The two medals raised visions of breaking India's 52-year-old medal jinx and woman long jumper Malliakkal Prajusha almost did it but to be pipped to the post by Canadian Alice Falaiya who won the event in the last jump, beating the Indian for gold by three centimeters.
United States-based Vikas Gowda could not produce his season's best but fetched a silver for the country. He later blasted the Athletics Federation of India for not giving accreditation to his father and coach Shive Gowda.
The last day of the events at the Jawaharlal Nehru Stadium was the most productive day as India also won four bronze, besides a gold in women's 4x100m relay.
Renjith Maheswary broke his own triple jump national record by clearing 17.07m to win bronze before javelin thrower Kashinath Naik adding another bronze.

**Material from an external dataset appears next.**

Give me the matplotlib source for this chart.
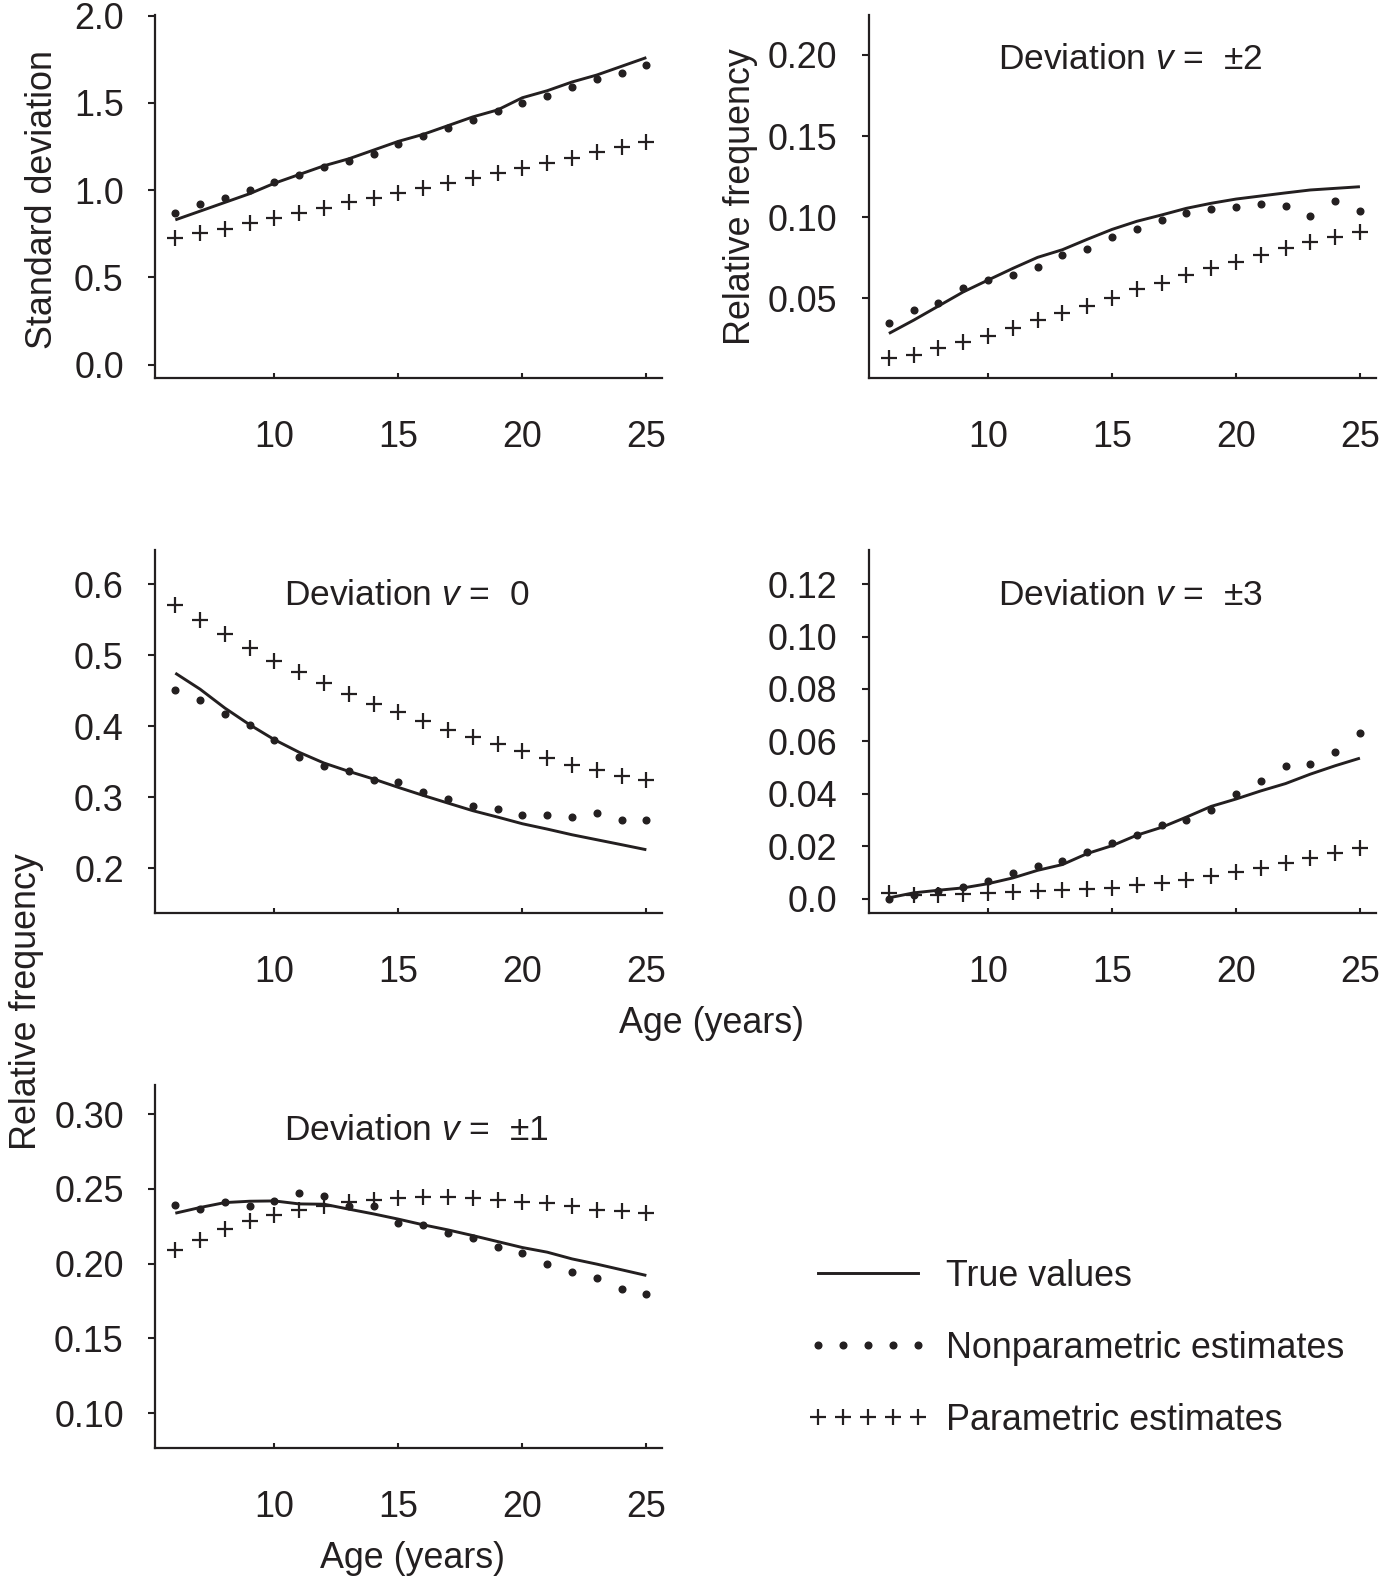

The men's quartet of Rahamatulla Molla, Krishnakumar Rane, Shammer Mon and Mohd Abdul Qureshi won a bronze in a new national record a timing of 38.89secs, the first time to run sub-38secs.
The women's 4x100m relay team of Geetha Satti, Srabani Nanda, P K Priya and H M Jyothi finished third in a photo finish with a timing of 45.25secs, just one-hundredth of a second behind second-placed Ghana (45.24secs).
The athletics event also saw Australian Sally Pearson being controversially stripped of her gold after she was ruled to have also false started along with Englishwoman Laura Turner who was allowed to run after being shown the red card and later protested for being disqualified.
Another race, women's 200m final was postponed by a day after Cyprus sprinter Eleni Artymata was disqualified for apparently cutting into the adjacent lane.
Two Indian medal prospects -- woman 800m runner Tintu Luka and long jumper Mayookha Johny -- disappointed by failing to finish at the podium.
Tintu Luka, the protege of legendary P T Usha, finished sixth in 2:01.25, well below her personal and season's best of 1:59.17. She led the field in the first lap but failed to preserve her energy for the final flourish.
Mayoonkha, who was medal prospect in both woman's long jump and triple jump, was in fine form just before the Games but she was overshadowed by compatriot Prajusha. Mayookha finished sixth in long jump and seventh in triple jump.